Behind these formal differences lay others, cultural and political. Through most of the eighteenth century English society was split between the Whigs, supporters of the victorious House of Hanover, and the Tories, who had backed the defeated House of Stuart. The Modern Grand Lodge was closely affiliated with the Whigs, the Antients with the Tories. The Antient Grand Lodge may in fact have been founded, as were many European Masonic bodies from the same time, by Jacobites (Stuart supporters) trying to recover their position after the disastrous defeat of the 1745 Jacobite rising. See Jacobites.

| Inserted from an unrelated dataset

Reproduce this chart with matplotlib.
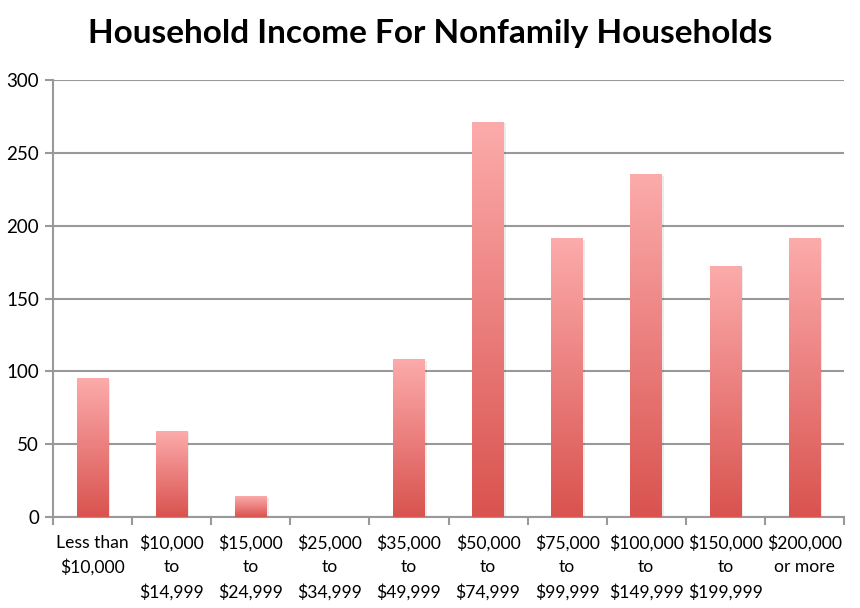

Only when the nineteenth century arrived and new political issues cut across the old divide did the breach between Antient and Modern Masons come to an end. The final resolution came in 1813, when the Antient Grand Lodge elected as Grand Master the Duke of Kent, one of the brothers of King George IV. The Grand Master of the Moderns at that time was the Duke of Sussex, another of George IV’s brothers, and the two worked out a compromise that created the United Grand Lodge of England, the present governing body of regular English Masonry.

The feud between Antients and Moderns had a reflection on the other side of the Atlantic. American Masonry was founded by members of both sides of the quarrel, and for many years Antient and Modern grand lodges quarreled over jurisdictions in America. The creation of the United Grand Lodge of England encouraged a resolution of these disputes, and the last state in the Union with two rival grand lodges, South Carolina, saw the two sides unite in 1817. Nearly the last remaining trace of the old quarrel is a variation among American Masonic titles; some jurisdictions refer to themselves as Free and Accepted Masons (F∴&A∴M∴), others as Ancient Free and Accepted Masons (A∴F∴&A∴M∴).